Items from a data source
== == ==

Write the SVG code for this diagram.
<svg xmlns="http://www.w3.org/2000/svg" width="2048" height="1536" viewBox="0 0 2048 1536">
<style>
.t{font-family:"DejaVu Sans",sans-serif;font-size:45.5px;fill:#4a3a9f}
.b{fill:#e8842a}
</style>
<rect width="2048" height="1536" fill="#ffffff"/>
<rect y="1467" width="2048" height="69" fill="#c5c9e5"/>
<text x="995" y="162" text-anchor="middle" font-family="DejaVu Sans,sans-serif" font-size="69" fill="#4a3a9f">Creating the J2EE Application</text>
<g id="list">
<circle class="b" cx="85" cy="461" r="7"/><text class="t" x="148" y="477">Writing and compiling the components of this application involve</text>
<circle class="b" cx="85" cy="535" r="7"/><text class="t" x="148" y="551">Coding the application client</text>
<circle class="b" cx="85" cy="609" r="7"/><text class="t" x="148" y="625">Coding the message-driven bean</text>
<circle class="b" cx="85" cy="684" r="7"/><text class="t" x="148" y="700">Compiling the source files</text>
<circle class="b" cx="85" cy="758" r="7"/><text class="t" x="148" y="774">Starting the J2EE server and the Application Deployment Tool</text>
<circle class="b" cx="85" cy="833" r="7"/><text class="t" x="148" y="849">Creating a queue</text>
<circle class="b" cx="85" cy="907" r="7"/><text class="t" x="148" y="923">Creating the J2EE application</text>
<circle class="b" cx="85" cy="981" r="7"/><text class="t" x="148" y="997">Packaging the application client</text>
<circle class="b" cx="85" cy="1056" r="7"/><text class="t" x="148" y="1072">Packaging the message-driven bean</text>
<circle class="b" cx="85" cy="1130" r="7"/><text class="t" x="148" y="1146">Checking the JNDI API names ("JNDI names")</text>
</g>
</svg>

== == ==

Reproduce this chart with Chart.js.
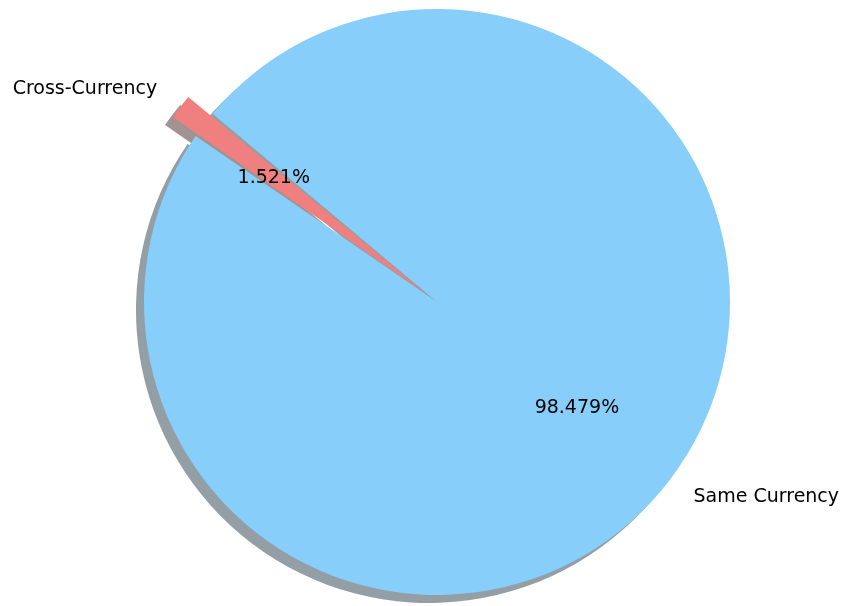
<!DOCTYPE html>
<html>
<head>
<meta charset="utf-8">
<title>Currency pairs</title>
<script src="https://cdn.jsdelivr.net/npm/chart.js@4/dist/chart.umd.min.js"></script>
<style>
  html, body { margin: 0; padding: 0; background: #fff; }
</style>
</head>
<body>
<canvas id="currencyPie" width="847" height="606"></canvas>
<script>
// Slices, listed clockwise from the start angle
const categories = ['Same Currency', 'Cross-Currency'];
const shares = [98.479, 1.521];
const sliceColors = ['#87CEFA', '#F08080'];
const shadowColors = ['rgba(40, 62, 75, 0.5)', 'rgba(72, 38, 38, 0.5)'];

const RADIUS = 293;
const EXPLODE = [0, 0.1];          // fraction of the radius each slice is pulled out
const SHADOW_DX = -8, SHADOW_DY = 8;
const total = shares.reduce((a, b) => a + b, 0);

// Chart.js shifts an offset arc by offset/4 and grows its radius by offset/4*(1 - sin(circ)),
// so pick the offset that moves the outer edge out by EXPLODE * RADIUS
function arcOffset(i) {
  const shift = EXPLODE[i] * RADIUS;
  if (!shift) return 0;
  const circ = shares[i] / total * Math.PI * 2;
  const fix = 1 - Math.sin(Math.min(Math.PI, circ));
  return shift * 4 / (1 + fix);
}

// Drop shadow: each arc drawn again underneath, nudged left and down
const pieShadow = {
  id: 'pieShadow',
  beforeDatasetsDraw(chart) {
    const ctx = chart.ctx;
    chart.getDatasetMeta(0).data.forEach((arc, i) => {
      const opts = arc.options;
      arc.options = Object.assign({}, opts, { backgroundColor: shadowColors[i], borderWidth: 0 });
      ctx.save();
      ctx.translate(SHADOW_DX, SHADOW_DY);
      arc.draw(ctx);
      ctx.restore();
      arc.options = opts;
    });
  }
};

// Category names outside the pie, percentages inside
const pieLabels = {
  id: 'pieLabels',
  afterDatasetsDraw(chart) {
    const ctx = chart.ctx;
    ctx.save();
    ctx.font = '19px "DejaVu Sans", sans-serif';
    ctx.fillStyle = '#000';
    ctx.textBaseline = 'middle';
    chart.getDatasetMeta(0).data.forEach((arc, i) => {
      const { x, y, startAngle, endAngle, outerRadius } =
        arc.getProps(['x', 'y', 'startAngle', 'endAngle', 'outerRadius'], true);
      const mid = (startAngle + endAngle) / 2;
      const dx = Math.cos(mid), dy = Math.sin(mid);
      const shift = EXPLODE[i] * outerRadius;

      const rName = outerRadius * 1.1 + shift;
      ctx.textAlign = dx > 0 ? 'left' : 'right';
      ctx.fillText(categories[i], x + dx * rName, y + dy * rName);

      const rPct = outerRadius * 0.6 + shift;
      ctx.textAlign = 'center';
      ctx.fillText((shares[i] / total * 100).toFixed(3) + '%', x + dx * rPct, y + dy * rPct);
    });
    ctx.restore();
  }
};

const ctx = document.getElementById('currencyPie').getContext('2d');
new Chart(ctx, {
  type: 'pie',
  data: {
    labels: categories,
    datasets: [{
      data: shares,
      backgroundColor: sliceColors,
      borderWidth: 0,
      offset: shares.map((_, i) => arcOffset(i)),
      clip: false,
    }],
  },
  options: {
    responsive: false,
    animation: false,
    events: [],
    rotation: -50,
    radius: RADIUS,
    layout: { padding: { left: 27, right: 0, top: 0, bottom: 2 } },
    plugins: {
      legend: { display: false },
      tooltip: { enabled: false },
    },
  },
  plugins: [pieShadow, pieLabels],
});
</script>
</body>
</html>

== == ==

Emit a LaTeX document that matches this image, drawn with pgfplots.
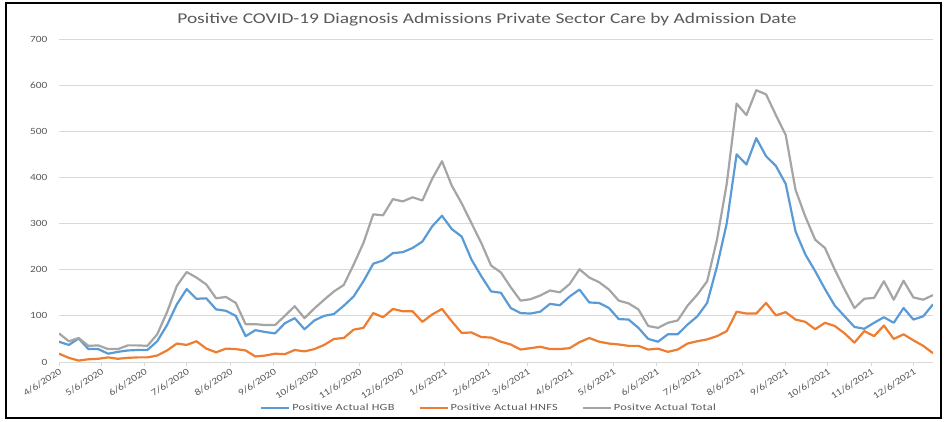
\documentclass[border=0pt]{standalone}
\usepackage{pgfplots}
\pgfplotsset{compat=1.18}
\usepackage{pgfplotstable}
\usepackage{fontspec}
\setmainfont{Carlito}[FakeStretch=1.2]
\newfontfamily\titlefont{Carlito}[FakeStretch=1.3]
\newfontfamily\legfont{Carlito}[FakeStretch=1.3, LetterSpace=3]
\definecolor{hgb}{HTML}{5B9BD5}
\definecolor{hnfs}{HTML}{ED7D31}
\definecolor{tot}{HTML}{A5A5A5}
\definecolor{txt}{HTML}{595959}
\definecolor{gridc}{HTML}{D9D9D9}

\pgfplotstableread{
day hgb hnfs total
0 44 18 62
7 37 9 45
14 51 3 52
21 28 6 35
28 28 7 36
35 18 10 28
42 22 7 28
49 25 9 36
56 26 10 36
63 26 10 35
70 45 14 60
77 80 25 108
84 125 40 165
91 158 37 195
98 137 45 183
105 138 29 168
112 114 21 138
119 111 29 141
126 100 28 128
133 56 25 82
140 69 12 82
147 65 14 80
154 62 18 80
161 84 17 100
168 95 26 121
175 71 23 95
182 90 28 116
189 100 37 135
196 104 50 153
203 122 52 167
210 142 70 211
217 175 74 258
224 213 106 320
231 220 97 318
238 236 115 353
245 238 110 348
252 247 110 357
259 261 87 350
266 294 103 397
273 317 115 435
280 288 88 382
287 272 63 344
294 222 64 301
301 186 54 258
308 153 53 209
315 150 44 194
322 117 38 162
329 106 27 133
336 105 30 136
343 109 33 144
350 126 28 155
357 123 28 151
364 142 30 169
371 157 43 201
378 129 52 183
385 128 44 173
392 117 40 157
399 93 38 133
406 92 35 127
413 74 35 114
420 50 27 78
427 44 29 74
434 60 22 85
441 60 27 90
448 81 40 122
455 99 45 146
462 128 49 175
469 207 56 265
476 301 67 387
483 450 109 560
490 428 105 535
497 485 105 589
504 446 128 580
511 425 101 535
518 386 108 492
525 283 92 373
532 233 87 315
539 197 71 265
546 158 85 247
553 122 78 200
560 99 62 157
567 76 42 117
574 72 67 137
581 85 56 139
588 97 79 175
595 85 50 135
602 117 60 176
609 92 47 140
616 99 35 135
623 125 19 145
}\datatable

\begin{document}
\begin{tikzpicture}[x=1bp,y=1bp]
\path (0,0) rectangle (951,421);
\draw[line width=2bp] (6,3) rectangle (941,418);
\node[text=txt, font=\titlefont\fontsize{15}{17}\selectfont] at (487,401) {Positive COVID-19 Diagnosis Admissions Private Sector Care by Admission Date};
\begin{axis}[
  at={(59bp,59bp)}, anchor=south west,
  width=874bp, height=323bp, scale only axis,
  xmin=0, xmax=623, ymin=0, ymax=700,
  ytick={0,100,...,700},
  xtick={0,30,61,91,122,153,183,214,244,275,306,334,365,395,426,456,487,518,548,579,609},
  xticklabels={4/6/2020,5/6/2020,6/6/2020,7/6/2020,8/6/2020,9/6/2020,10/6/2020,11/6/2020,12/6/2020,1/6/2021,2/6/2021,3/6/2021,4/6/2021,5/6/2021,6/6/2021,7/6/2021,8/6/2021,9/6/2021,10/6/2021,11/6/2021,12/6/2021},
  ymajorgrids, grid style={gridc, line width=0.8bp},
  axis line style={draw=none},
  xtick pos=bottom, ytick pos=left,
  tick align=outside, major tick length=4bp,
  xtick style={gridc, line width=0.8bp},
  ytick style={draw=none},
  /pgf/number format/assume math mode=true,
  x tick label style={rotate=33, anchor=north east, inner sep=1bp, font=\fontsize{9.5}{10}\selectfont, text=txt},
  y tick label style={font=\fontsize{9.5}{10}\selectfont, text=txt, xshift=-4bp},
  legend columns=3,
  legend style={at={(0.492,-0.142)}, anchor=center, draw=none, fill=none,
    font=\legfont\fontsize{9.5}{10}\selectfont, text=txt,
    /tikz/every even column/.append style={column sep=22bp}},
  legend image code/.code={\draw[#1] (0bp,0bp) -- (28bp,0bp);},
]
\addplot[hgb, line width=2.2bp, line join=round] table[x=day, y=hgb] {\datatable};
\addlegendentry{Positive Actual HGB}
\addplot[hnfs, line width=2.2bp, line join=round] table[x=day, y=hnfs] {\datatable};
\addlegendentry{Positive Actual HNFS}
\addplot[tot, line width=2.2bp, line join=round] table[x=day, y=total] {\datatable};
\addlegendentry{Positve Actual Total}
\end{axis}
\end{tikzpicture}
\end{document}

== == ==

* _WORK TO DO_: Go through the entries above and copy every line containing "drawn".

* _TASK RESULT_:
// Drop shadow: each arc drawn again underneath, nudged left and down
Emit a LaTeX document that matches this image, drawn with pgfplots.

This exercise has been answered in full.